Germany's economy failed to grow in the final quarter of 2009, marking a pause in the country's recovery from last year's financial crisis.
The government's federal statistics office said on Friday that German GDP was flat in the fourth quarter of 2009, following growth in the two previous quaters.
It said exports were the "only positive contribution" to the economy, while imports, consumer spending, and capital investment all fell.
The news comes as governments in the eurozone struggle to sort out Greece's debt difficulties and contain financial market fears that have driven the currency lower.
But analysts remained positive over Germany's economy.
"The eurozone growth engine has taken a break in the fourth quarter but it should return soon," Carsten Brzeski, ING bank economist, told the Reuters news agency said.
"Today's numbers, however, were a good reminder that recoveries cannot only be bumpy but also capricious."

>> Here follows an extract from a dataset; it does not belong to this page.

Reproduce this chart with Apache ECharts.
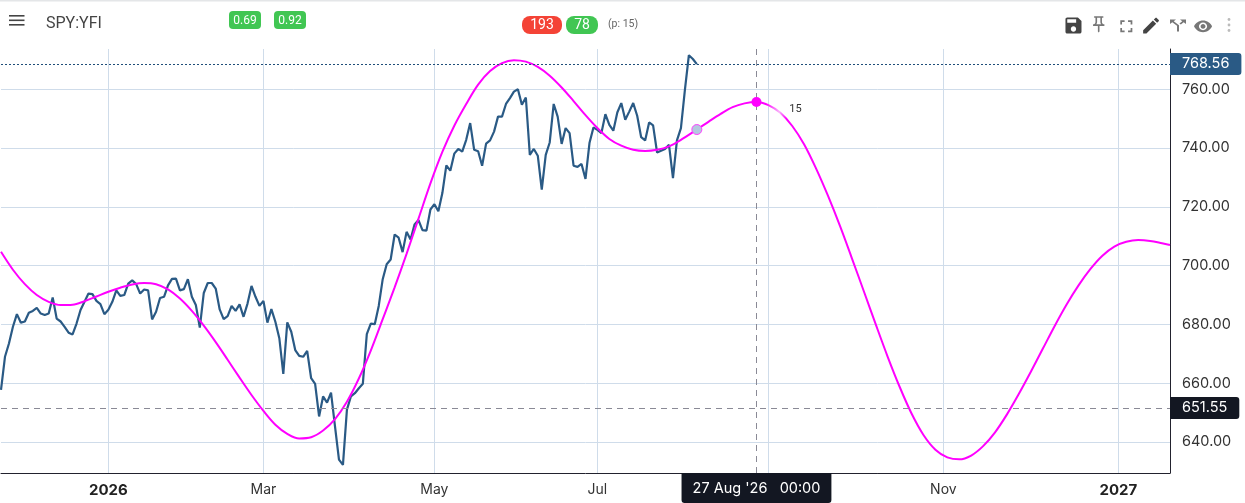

Germany went into recession in 2008 as demand for its exports dried up amid the global economic crisis.
After shrinking for four straight quarters, including a 3.5 per cent slump in the first quarter of 2009, the country technically emerged from recession with growth in the second quarter of 2009.
That, in part, helped the 16-nation eurozone to improve economically.
The Federal Statistical Office will release more detailed data for the fourth quarter at the end of February.
Jean-Claude Trichet, the European Central Bank president, has been warning for some time that the recovery in Europe will be "bumpy" and at times "chaotic".
Severe winter weather at the turn of the year may have also affected economic growth. Economists say that could hit GDP in the first quarter but that much of such immediate losses are usually made up in the ensuing months.
Rainer Bruederle, the German economy minister, has said growth in the first quarter of 2010 could be near zero.